The patrolman in the video had received 12 total hours of training related to dealing with mentally ill people, Farrow said, including six cadet academy hours mandated by a commission that sets California’s peace officer training standards. The academy runs 1,000 hours.
All CHP officers took another six hours of training between July 1, 2013 and June 30 as part of a departmentwide refresher on the subject.
Topics of the training include accessing and communicating with mentally ill individuals and de-escalating potentially violent confrontations.
The officer in the video took his refresher training “in April or May,” said Farrow, who wants to increase training for handling mentally ill contacts to 40 hours for the department’s 7,300 uniformed employees.
“But there’s a give-and-take,” Farrow said, because putting officers in training classes takes them away from patrolling California’s freeways and unincorporated areas.
Farrow said the video captures just part of the incident and that his department is conducting an investigation.

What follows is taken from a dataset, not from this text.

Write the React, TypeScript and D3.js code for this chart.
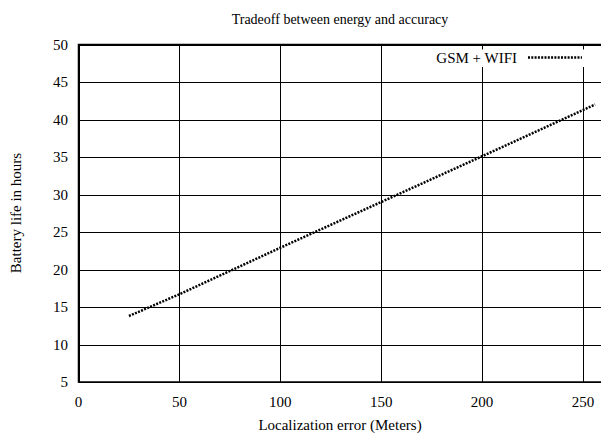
import React from "react";
import * as d3 from "d3";

const xTicks = [0, 50, 100, 150, 200, 250];
const yTicks = [5, 10, 15, 20, 25, 30, 35, 40, 45, 50];
const seriesX = [25, 50, 100, 150, 200, 256];
const seriesY = [13.8, 16.7, 22.9, 29.0, 35.1, 42.0];
const seriesName = "GSM + WIFI";
const title = "Tradeoff between energy and accuracy";
const xLabel = "Localization error (Meters)";
const yLabel = "Battery life in hours";

const W = 601, H = 434;
const L = 78.5, R = 604, T = 44.5, B = 382;

export default function App() {
  const x = d3.scaleLinear().domain([0, (R - L) / 2.018]).range([L, R]);
  const y = d3.scaleLinear().domain([5, 50]).range([B, T]);
  const pts = seriesX.map((v, i) => [v, seriesY[i]] as [number, number]);
  const line = d3.line<[number, number]>().x(d => x(d[0])).y(d => y(d[1]));
  const font = "'Liberation Serif', 'Times New Roman', serif";
  const legY = 57.5;
  return (
    <svg width={W} height={H} style={{ position: "absolute", left: 0, top: 0, background: "#fff" }} fontFamily={font}>
      <rect x={0} y={0} width={W} height={H} fill="#fff" />
      {yTicks.map(t => (
        <line key={"gy" + t} x1={L} x2={R} y1={Math.round(y(t)) + 0.5} y2={Math.round(y(t)) + 0.5} stroke="#000" strokeWidth={1} />
      ))}
      {xTicks.map(t => (
        <line key={"gx" + t} x1={Math.round(x(t)) + 0.5} x2={Math.round(x(t)) + 0.5} y1={T} y2={B} stroke="#000" strokeWidth={1} />
      ))}
      {/* legend background */}
      <rect x={400} y={48} width={198} height={19} fill="#fff" />
      {xTicks.map(t => (
        <line key={"tt" + t} x1={Math.round(x(t)) + 0.5} x2={Math.round(x(t)) + 0.5} y1={T} y2={T + 5} stroke="#000" strokeWidth={1} />
      ))}
      <rect x={L} y={T} width={R - L} height={B - T} fill="none" stroke="#000" strokeWidth={1.5} />
      <path d={line(pts) || ""} fill="none" stroke="#000" strokeWidth={2.5} strokeDasharray="2 1.3" />
      <text x={517} y={legY + 5} fontSize={15} textAnchor="end">{seriesName}</text>
      <line x1={528} x2={582} y1={legY} y2={legY} stroke="#000" strokeWidth={2.5} strokeDasharray="2 1.3" />
      {yTicks.map(t => (
        <text key={"yl" + t} x={68} y={y(t) + 5} fontSize={15} textAnchor="end">{t}</text>
      ))}
      {xTicks.map(t => (
        <text key={"xl" + t} x={x(t)} y={407} fontSize={15} textAnchor="middle">{t}</text>
      ))}
      <text x={340} y={24} fontSize={14} textAnchor="middle">{title}</text>
      <text x={340} y={430} fontSize={15} textAnchor="middle">{xLabel}</text>
      <text transform={`translate(21,213) rotate(-90)`} fontSize={15} textAnchor="middle">{yLabel}</text>
    </svg>
  );
}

“What was going on in the officer’s mind?” Farrow said. “That’s the question.”
Meanwhile, the officer at the center of the controversy has been reassigned to administrative duties.
The NAACP and other groups are skeptical that the CHP can police itself and have called for an independent investigation.
“(The officer) has done a disservice to the Highway Patrol, to black women and to people in general,” Hadley-Hempstead said. “That day should have been his last day as a Highway Patrol officer.”